When it comes to the network of care, Sattler said it is believed to be a concept that is personal to each individual.

 

“Our model is not just on training volunteers and providing support around unmet needs, it is around turning all of that conversation into real outcome measures that help us measure the impact of our support in terms of those quality-of-life outcomes and social health outcomes,” Settler explained. That puts a real value on wellness, care, community-base support, preventative care, and self-care in the communities.” 

 

The program is also building a resource hub with different activities that can be done with individuals to help bring insight into what opportunities, mindset shifts, and behaviours in which they can engage in their own living circumstances to be as healthy and happy as possible.

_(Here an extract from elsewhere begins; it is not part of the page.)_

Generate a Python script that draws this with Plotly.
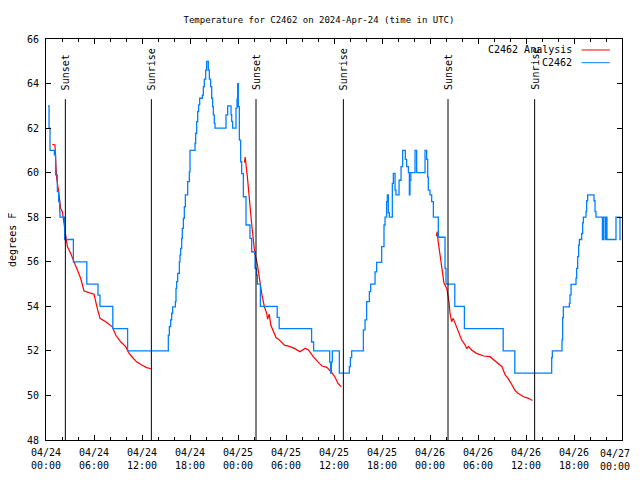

That is in ways that are authentic and meaningful to them. 

 

Fabio Costante, CEO of WECHC, said the programming is “really meeting people where they are at.”

 

He noted many of the WECHC clients are seniors. Social isolation is a real challenge. Already, data is showing more than 85 residents have been helped through the drop-in programming and 20 individuals have joined the one-on-one sessions. 

 

“I can only imagine how the numbers will increase over the coming years, as we build more trust in our programming,” Costante said. It is a great start and he is looking forward to that continuing. 

 

Kathy Pfaff, Associate Professor in the Faculty of Nursing at the University of Windsor, has been involved with WECCC since 2016, when it was launched at Hospice. 

 

“We have learned a lot over the last 10-years,” she said. “But at the heart of things, we know that what we are doing is rooted in something very simple, but powerful.” 

 

Health is not created in hospitals alone, Pfaff said. It is also created in communities. 

 

“Research from around the world is telling us that social isolation is a huge problem. Here in Canada, one in three Canadians experiences loneliness or social isolation. We now know through rigorous research, loneliness is not just a feeling people have, it is also a health risk,” Pfaff added. ‘

 

“People who are socially isolated are more likely to develop chronic disease, they rely heavily on healthcare, they experience…events such as falls in their homes, they access our hospitals more frequently than others, and they are more likely to enter long-term care earlier than others.”

 

The costs of all of that are enormous, she said.

 

The healthcare system was not designed to meet the practical needs of people, or their emotional and social needs that shape how people experience health, Pfaff said. Care, she added, begins in relationships.

 

“That is what WECCC is about.”

 

She said it was found this model acts as a safety net for people, “It is keeping people from falling through the cracks in the formal care system, because it surfaces unmet needs the system doesn’t pick-up. It empowers people and it strengthens the community around them.”

 

Pfaff added the future of sustainable healthcare is not in hospitals and clinics. “It lies in expanding relationships – and compassion within relationships – within the informal care system.”